Délais de paiement : Loi vs accords dérogatoires, le bon raisonnement ?

Par Alexandre Romi, Responsable des Affaires Juridiques

On s’en souvient tous, en France, avant la loi de modernisation de l’économie du 4 août 2008, les délais de paiement étaient beaucoup trop longs.

L’exposé des motifs de la loi indiquait d’ailleurs très clairement que « Les délais de paiement sont, en moyenne, plus longs en France que dans les autres pays européens.

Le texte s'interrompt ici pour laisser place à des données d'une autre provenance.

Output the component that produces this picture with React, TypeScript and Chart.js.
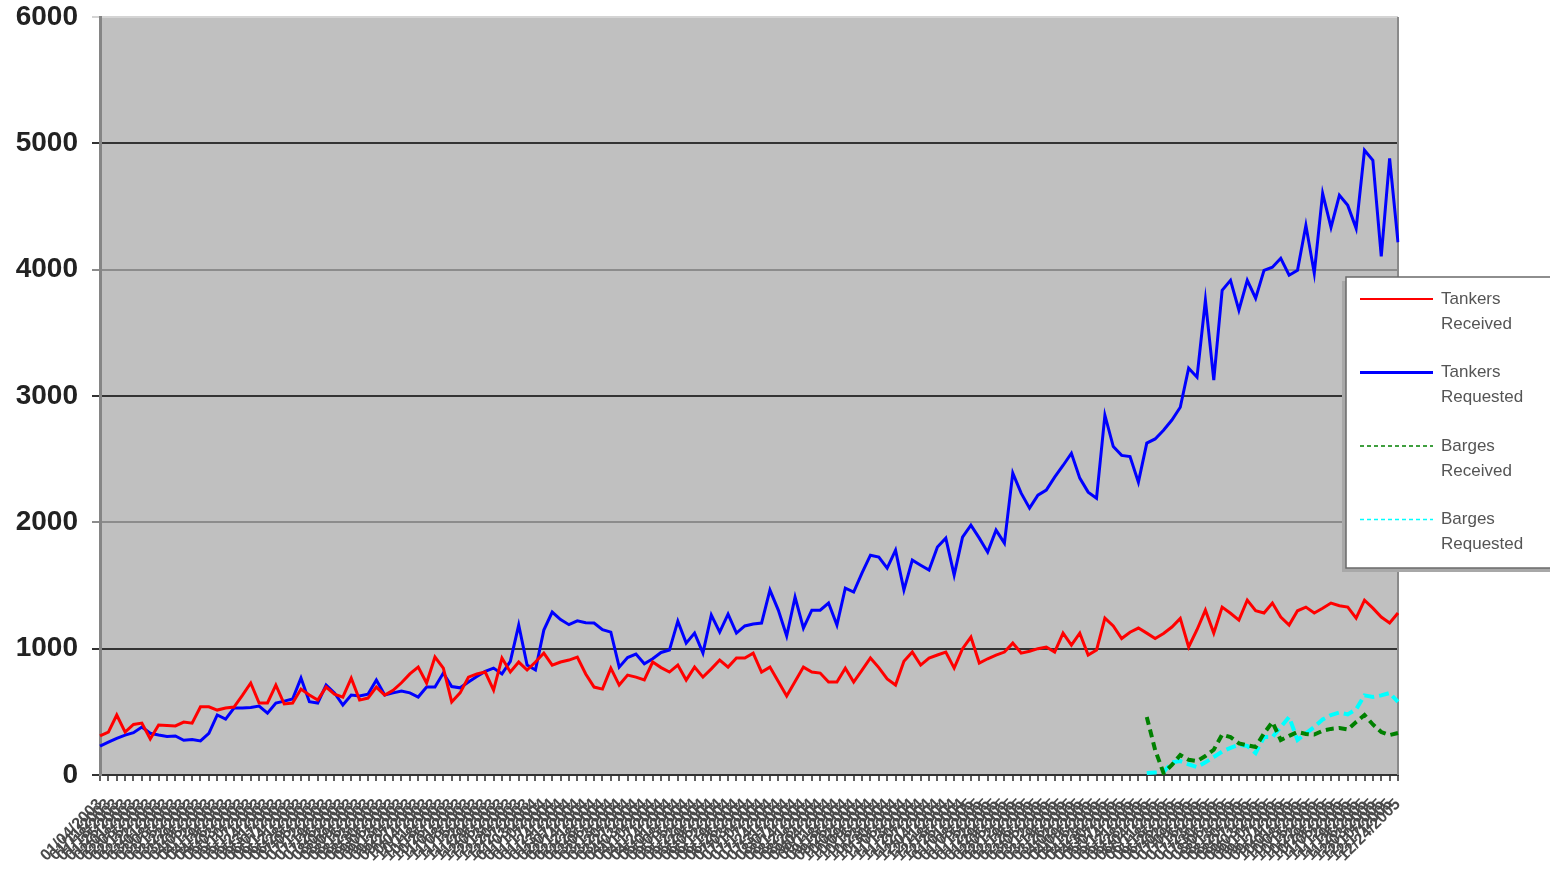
import React, { useEffect, useRef } from 'react';
import { Chart, registerables } from 'chart.js';

Chart.register(...registerables);

// Weekly category labels (x axis)
const weekLabels: string[] = (
  '01/04/2003 01/11/2003 01/18/2003 01/25/2003 02/01/2003 02/08/2003 02/15/2003 02/22/2003 03/01/2003 03/08/2003 03/15/2003 03/22/2003 03/29/2003 ' +
  '04/05/2003 04/12/2003 04/19/2003 04/26/2003 05/03/2003 05/10/2003 05/17/2003 05/24/2003 05/31/2003 06/07/2003 06/14/2003 06/21/2003 06/28/2003 ' +
  '07/05/2003 07/12/2003 07/19/2003 07/26/2003 08/02/2003 08/09/2003 08/16/2003 08/23/2003 08/30/2003 09/06/2003 09/13/2003 09/20/2003 09/27/2003 ' +
  '10/04/2003 10/11/2003 10/18/2003 10/25/2003 11/01/2003 11/08/2003 11/15/2003 11/22/2003 11/29/2003 12/06/2003 12/13/2003 12/20/2003 12/27/2003 ' +
  '01/03/2004 01/10/2004 01/17/2004 01/24/2004 01/31/2004 02/07/2004 02/14/2004 02/21/2004 02/28/2004 03/06/2004 03/13/2004 03/20/2004 03/27/2004 ' +
  '04/03/2004 04/10/2004 04/17/2004 04/24/2004 05/01/2004 05/08/2004 05/15/2004 05/22/2004 05/29/2004 06/05/2004 06/12/2004 06/19/2004 06/26/2004 ' +
  '07/03/2004 07/10/2004 07/17/2004 07/24/2004 07/31/2004 08/07/2004 08/14/2004 08/21/2004 08/28/2004 09/04/2004 09/11/2004 09/18/2004 09/25/2004 ' +
  '10/02/2004 10/09/2004 10/16/2004 10/23/2004 10/30/2004 11/06/2004 11/13/2004 11/20/2004 11/27/2004 12/04/2004 12/11/2004 12/18/2004 12/25/2004 ' +
  '01/01/2005 01/08/2005 01/15/2005 01/22/2005 01/29/2005 02/05/2005 02/12/2005 02/19/2005 02/26/2005 03/05/2005 03/12/2005 03/19/2005 03/26/2005 ' +
  '04/02/2005 04/09/2005 04/16/2005 04/23/2005 04/30/2005 05/07/2005 05/14/2005 05/21/2005 05/28/2005 06/04/2005 06/11/2005 06/18/2005 06/25/2005 ' +
  '07/02/2005 07/09/2005 07/16/2005 07/23/2005 07/30/2005 08/06/2005 08/13/2005 08/20/2005 08/27/2005 09/03/2005 09/10/2005 09/17/2005 09/24/2005 ' +
  '10/01/2005 10/08/2005 10/15/2005 10/22/2005 10/29/2005 11/05/2005 11/12/2005 11/19/2005 11/26/2005 12/03/2005 12/10/2005 12/17/2005 12/24/2005'
).split(' ');

const tankersReceived: number[] = [
  309, 340, 475, 340, 400, 411, 285, 396, 392, 388,
  419, 410, 540, 540, 514, 530, 538, 630, 728, 570,
  570, 712, 562, 570, 680, 633, 593, 696, 640, 617,
  767, 593, 609, 696, 633, 670, 730, 800, 854, 728,
  934, 846, 578, 650, 775, 800, 815, 672, 926, 815,
  894, 831, 894, 965, 870, 894, 910, 934, 800, 696,
  680, 846, 712, 791, 775, 752, 894, 850, 815, 870,
  752, 854, 775, 840, 910, 854, 926, 926, 965, 815,
  854, 740, 625, 740, 854, 815, 807, 736, 736, 846,
  736, 830, 926, 850, 760, 712, 900, 973, 870, 926,
  950, 973, 846, 1000, 1092, 886, 920, 949, 973, 1044,
  965, 980, 1000, 1013, 973, 1123, 1028, 1123, 949, 989,
  1242, 1180, 1080, 1130, 1163, 1123, 1080, 1120, 1171, 1240,
  1013, 1150, 1305, 1123, 1329, 1280, 1226, 1384, 1300, 1282,
  1361, 1250, 1187, 1300, 1329, 1282, 1320, 1361, 1340, 1329,
  1242, 1384, 1321, 1250, 1203, 1282,
];

const tankersRequested: number[] = [
  229, 260, 290, 316, 335, 380, 330, 316, 305, 309,
  275, 280, 270, 330, 475, 443, 530, 530, 535, 546,
  490, 570, 585, 601, 767, 580, 570, 712, 649, 554,
  633, 625, 640, 752, 633, 650, 665, 650, 617, 696,
  696, 807, 700, 690, 736, 780, 820, 846, 800, 900,
  1187, 870, 831, 1147, 1290, 1230, 1190, 1220, 1205, 1203,
  1150, 1131, 854, 930, 957, 880, 920, 970, 989, 1218,
  1044, 1123, 965, 1266, 1131, 1274, 1123, 1180, 1195, 1203,
  1464, 1305, 1100, 1408, 1163, 1305, 1305, 1361, 1187, 1479,
  1448, 1600, 1740, 1725, 1638, 1780, 1464, 1701, 1661, 1622,
  1804, 1875, 1582, 1883, 1978, 1875, 1764, 1938, 1835, 2389,
  2231, 2112, 2215, 2255, 2358, 2450, 2547, 2350, 2239, 2191,
  2848, 2600, 2530, 2520, 2318, 2627, 2660, 2729, 2810, 2911,
  3220, 3149, 3758, 3125, 3837, 3916, 3679, 3916, 3774, 3995,
  4019, 4090, 3956, 3995, 4351, 3972, 4604, 4335, 4589, 4509,
  4327, 4945, 4866, 4106, 4881, 4217,
];

// Barge series begin at this category (earlier weeks have no barge data)
const bargeStartIndex = 125;
const bargesReceived: number[] = [
  459, 198, 16, 80, 158, 120, 110, 150, 200, 320, 300, 250, 235, 222, 330, 419,
  277, 310, 340, 325, 320, 350, 365, 372, 360, 420, 475, 400, 340, 316, 332,
];
const bargesRequested: number[] = [
  16, 20, 24, 100, 110, 85, 63, 100, 142, 185, 215, 240, 230, 174, 300, 300,
  380, 459, 277, 330, 380, 440, 475, 495, 480, 520, 630, 617, 630, 649, 578,
];

const yMin = 0;
const yMax = 6000;
const yStep = 1000;

const seriesNames = ['Tankers Received', 'Tankers Requested', 'Barges Received', 'Barges Requested'];
const seriesColors = ['#ff0000', '#0000ff', '#008000', '#00ffff'];

const FONT = '"Liberation Sans", Arial, sans-serif';

function padBarges(values: number[]): (number | null)[] {
  const out: (number | null)[] = weekLabels.map(() => null);
  values.forEach((v, i) => {
    out[bargeStartIndex + i] = v;
  });
  return out;
}

const legendStyle = [
  { width: 2, dash: [] as number[] },
  { width: 3, dash: [] as number[] },
  { width: 1.5, dash: [4, 3] },
  { width: 1.5, dash: [4, 3] },
];

const plotPlugin = {
  id: 'plotDecor',
  beforeDraw(chart: any) {
    const { ctx, chartArea } = chart;
    ctx.save();
    ctx.fillStyle = '#c0c0c0';
    ctx.fillRect(chartArea.left, chartArea.top, chartArea.right - chartArea.left, chartArea.bottom - chartArea.top);
    ctx.restore();
  },
  beforeDatasetsDraw(chart: any) {
    const { ctx, chartArea } = chart;
    ctx.save();
    ctx.strokeStyle = '#8a8a8a';
    ctx.lineWidth = 2;
    ctx.beginPath();
    ctx.moveTo(chartArea.right, chartArea.top);
    ctx.lineTo(chartArea.right, chartArea.bottom);
    ctx.stroke();
    ctx.restore();
  },
  afterDraw(chart: any) {
    const { ctx } = chart;
    const x = 1346;
    const y = 277;
    const w = 215;
    const h = 291;
    ctx.save();
    ctx.fillStyle = '#a8a8a8';
    ctx.fillRect(x - 4, y + 4, w, h);
    ctx.fillStyle = '#ffffff';
    ctx.fillRect(x, y, w, h);
    ctx.strokeStyle = '#6a6a6a';
    ctx.lineWidth = 1.5;
    ctx.strokeRect(x, y, w, h);
    chart.data.datasets.forEach((ds: any, i: number) => {
      const ly = y + 22 + i * 73.5;
      ctx.strokeStyle = ds.borderColor;
      ctx.lineWidth = legendStyle[i].width;
      ctx.setLineDash(legendStyle[i].dash);
      ctx.beginPath();
      ctx.moveTo(x + 14, ly);
      ctx.lineTo(x + 87, ly);
      ctx.stroke();
      ctx.setLineDash([]);
      ctx.fillStyle = '#555555';
      ctx.font = `17px ${FONT}`;
      ctx.textBaseline = 'middle';
      ctx.textAlign = 'left';
      String(ds.label)
        .split(' ')
        .forEach((t: string, j: number) => ctx.fillText(t, x + 95, ly + j * 25));
    });
    ctx.restore();
  },
};

export default function App() {
  const canvasRef = useRef<HTMLCanvasElement | null>(null);

  useEffect(() => {
    if (!canvasRef.current) return;
    const chart = new Chart(canvasRef.current, {
      type: 'line',
      data: {
        labels: weekLabels,
        datasets: [
          {
            label: seriesNames[0],
            data: tankersReceived,
            borderColor: seriesColors[0],
            borderWidth: 3,
            pointRadius: 0,
            tension: 0,
          },
          {
            label: seriesNames[1],
            data: tankersRequested,
            borderColor: seriesColors[1],
            borderWidth: 3,
            pointRadius: 0,
            tension: 0,
          },
          {
            label: seriesNames[2],
            data: padBarges(bargesReceived),
            borderColor: seriesColors[2],
            borderWidth: 4,
            borderDash: [8, 5],
            pointRadius: 0,
            tension: 0,
            spanGaps: false,
          },
          {
            label: seriesNames[3],
            data: padBarges(bargesRequested),
            borderColor: seriesColors[3],
            borderWidth: 4,
            borderDash: [10, 5],
            pointRadius: 0,
            tension: 0,
            spanGaps: false,
          },
        ],
      },
      options: {
        responsive: false,
        animation: false,
        devicePixelRatio: 1,
        layout: { padding: { left: 0, right: 152, top: 17, bottom: 0 } },
        plugins: {
          legend: { display: false },
          title: { display: false },
          tooltip: { enabled: false },
        },
        scales: {
          x: {
            type: 'category',
            offset: false,
            afterFit: (scale: any) => {
              scale.height = 113;
            },
            grid: {
              drawOnChartArea: false,
              drawTicks: true,
              tickLength: 6,
              color: '#606060',
              lineWidth: 2,
            },
            border: { display: true, color: '#333333', width: 2 },
            ticks: {
              autoSkip: false,
              minRotation: 45,
              maxRotation: 45,
              padding: 14,
              color: '#4a4a4a',
              font: { family: FONT, size: 16, weight: 'bold' },
            },
          },
          y: {
            min: yMin,
            max: yMax,
            afterFit: (scale: any) => {
              scale.width = 100;
              scale.paddingTop = 0;
              scale.paddingBottom = 0;
            },
            ticks: {
              stepSize: yStep,
              padding: 14,
              color: '#222222',
              font: { family: FONT, size: 28, weight: 'bold' },
              callback: (v: any) => String(v),
            },
            grid: {
              tickLength: 8,
              lineWidth: 2,
              color: (c: any) => {
                const v = c.tick ? c.tick.value : 0;
                if (v === yMax) return '#d4d4d4';
                if (v === 0) return '#333333';
                return (v / yStep) % 2 === 1 ? '#333333' : '#8c8c8c';
              },
            },
            border: { display: true, color: '#858585', width: 3 },
          },
        },
      },
      plugins: [plotPlugin],
    } as any);
    return () => chart.destroy();
  }, []);

  return (
    <div style={{ position: 'absolute', left: 0, top: 0, width: 1550, height: 888, background: '#ffffff' }}>
      <canvas ref={canvasRef} width={1550} height={888} style={{ display: 'block' }} />
    </div>
  );
}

Cette situation pèse sur la compétitivité des entreprises, notamment des PME, et pénalise l’investissement et la croissance. »

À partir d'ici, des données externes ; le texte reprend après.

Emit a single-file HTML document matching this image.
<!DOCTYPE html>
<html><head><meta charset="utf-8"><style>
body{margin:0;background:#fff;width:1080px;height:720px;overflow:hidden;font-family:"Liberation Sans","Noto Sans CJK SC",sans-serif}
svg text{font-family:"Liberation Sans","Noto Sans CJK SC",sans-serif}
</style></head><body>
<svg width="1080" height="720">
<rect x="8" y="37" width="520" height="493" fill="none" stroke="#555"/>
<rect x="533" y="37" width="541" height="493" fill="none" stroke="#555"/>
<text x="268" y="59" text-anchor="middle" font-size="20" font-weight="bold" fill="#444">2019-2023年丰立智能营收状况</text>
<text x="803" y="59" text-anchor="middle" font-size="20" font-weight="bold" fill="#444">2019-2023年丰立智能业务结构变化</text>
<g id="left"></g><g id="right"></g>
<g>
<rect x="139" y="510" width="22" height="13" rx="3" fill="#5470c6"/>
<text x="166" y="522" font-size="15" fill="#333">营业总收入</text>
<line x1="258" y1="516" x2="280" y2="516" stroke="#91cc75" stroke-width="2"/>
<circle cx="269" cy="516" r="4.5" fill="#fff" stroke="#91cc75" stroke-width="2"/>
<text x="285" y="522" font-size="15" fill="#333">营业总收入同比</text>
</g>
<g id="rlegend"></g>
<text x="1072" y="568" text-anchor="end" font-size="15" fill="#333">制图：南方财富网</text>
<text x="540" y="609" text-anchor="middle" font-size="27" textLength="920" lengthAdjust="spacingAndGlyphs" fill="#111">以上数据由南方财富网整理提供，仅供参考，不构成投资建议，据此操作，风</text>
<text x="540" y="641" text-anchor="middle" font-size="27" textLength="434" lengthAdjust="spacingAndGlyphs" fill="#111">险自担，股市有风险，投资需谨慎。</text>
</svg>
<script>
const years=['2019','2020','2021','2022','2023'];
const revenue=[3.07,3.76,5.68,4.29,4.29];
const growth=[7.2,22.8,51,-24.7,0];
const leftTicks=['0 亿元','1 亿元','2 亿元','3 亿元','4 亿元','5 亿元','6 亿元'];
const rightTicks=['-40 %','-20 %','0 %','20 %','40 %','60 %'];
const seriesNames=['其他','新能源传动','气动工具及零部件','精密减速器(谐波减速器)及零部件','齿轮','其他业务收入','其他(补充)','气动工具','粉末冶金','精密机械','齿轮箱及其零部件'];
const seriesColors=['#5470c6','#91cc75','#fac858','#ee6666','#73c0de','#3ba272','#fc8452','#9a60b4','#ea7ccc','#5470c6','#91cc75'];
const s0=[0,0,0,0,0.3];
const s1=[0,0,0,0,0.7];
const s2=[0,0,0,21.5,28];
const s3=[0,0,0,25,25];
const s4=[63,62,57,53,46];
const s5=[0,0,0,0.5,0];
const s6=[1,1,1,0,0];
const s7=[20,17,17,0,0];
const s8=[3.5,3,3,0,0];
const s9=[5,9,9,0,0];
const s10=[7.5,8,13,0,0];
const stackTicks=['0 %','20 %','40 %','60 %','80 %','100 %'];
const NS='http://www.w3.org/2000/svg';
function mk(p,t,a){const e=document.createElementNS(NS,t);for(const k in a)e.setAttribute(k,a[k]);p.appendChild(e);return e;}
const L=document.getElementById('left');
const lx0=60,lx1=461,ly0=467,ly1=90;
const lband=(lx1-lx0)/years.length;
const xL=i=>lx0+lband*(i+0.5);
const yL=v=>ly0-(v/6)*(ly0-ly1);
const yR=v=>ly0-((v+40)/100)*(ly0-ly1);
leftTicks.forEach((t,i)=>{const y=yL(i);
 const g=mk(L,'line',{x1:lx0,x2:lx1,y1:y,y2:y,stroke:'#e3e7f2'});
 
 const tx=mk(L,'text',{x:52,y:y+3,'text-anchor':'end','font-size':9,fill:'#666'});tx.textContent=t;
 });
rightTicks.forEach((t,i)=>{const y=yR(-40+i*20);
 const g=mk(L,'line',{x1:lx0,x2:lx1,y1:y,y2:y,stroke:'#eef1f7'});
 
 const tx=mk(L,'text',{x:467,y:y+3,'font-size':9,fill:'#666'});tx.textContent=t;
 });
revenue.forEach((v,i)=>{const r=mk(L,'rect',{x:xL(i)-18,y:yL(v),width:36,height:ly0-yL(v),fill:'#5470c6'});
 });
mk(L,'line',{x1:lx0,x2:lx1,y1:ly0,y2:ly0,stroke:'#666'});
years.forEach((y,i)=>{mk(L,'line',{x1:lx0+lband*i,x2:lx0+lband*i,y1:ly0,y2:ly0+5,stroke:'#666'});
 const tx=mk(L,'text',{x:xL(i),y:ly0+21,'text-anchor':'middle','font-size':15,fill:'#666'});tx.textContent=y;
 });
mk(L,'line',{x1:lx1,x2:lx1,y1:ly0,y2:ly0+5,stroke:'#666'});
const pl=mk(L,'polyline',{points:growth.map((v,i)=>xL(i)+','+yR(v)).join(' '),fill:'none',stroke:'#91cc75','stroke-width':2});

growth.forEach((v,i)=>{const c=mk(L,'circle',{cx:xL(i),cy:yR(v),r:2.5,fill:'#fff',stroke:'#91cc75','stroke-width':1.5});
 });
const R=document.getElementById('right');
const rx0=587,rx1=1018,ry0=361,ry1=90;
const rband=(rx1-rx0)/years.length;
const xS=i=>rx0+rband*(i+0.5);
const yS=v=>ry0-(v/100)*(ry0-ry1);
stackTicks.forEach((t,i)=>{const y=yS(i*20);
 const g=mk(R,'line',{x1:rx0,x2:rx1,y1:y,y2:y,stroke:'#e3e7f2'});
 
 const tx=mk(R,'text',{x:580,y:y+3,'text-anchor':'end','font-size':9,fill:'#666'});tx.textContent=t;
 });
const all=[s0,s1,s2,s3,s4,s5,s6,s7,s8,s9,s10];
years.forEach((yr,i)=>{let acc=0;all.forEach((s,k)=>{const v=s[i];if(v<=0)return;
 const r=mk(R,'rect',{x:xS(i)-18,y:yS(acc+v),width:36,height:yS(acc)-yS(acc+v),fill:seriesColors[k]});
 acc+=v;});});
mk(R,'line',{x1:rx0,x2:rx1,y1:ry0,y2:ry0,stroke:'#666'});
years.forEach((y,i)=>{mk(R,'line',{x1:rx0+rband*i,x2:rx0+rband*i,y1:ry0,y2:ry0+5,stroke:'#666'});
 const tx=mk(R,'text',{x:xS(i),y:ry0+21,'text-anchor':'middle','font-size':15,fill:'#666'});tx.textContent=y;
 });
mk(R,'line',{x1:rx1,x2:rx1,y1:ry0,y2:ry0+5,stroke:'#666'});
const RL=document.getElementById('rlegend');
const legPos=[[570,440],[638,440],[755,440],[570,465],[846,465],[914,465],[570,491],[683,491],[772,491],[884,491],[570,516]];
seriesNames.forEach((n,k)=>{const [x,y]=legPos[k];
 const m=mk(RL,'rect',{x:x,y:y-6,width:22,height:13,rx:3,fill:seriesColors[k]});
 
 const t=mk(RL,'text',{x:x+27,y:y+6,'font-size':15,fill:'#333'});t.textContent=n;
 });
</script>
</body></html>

Pour parvenir à baisser ces délais et rejoindre ainsi la moyenne européenne, la loi, modifiant le Code de commerce, dispose dorénavant que :

« Sauf dispositions contraires figurant aux conditions de vente ou convenues entre les parties, le délai de règlement des sommes dues est fixé au trentième jour suivant la date de réception des marchandises ou d’exécution de la prestation demandée. « Le délai convenu entre les parties pour régler les sommes dues ne peut dépasser quarante-cinq jours fin de mois ou soixante jours à compter de la date d’émission de la facture. »

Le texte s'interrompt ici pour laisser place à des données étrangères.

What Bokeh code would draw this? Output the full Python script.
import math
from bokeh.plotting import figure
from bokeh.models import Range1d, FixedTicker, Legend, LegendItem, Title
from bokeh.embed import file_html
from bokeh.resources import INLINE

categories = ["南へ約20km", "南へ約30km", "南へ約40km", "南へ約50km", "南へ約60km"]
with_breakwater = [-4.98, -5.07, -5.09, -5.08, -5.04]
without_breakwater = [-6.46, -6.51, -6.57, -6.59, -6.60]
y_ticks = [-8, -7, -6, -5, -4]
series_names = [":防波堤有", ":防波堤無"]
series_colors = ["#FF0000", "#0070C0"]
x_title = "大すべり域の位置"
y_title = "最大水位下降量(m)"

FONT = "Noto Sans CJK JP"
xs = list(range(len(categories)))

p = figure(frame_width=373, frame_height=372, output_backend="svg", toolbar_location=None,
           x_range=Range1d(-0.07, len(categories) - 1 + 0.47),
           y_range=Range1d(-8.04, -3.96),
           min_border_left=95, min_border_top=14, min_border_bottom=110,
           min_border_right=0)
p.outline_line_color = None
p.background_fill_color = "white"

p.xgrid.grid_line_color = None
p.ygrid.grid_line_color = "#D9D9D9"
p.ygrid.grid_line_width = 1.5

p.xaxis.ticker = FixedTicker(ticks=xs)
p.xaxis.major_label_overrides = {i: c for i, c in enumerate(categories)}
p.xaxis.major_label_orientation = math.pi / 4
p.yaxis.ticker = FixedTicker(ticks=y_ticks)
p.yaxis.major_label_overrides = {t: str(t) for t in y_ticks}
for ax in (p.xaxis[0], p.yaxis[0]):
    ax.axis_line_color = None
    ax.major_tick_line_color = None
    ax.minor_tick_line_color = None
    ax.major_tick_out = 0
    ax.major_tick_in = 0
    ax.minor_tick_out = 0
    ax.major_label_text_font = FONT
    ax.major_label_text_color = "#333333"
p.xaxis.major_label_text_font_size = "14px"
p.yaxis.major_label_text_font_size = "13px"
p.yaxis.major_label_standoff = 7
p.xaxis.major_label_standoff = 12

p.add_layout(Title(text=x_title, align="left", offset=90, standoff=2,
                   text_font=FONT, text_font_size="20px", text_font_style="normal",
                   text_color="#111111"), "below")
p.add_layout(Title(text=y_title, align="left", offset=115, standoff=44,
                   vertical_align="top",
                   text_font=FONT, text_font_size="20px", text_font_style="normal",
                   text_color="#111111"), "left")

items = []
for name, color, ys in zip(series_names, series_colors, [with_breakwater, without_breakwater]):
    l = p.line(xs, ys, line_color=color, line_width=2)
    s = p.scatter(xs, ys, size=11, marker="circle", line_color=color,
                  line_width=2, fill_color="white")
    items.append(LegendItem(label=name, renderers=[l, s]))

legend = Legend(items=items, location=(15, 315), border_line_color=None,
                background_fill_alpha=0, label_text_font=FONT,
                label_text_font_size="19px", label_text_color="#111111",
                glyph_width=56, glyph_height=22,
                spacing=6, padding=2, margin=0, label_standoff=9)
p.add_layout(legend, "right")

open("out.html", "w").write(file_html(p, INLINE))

Toutefois, et comme l’exposé des motifs le précisait, afin de tenir compte des spécificités sectorielles il était prévu la possibilité de dérogations exceptionnelles par accord interprofessionnel, pour une durée limitée, lorsque des situations objectives liées au secteur économique le justifiaient (en particulier des délais de paiement élevés constatés en 2007 ou une rotation moyenne des stocks lente).

Les seules conditions pour que ces accords interprofessionnels soient valides étaient qu’ils devaient prévoir une convergence progressive vers le délai légal, et ne devaient pas avoir d’effet au-delà du 31 décembre 2011. Il fallait aussi qu’ils soient reconnus comme satisfaisant à des critères objectifs définis par décret pris après avis du Conseil de la concurrence.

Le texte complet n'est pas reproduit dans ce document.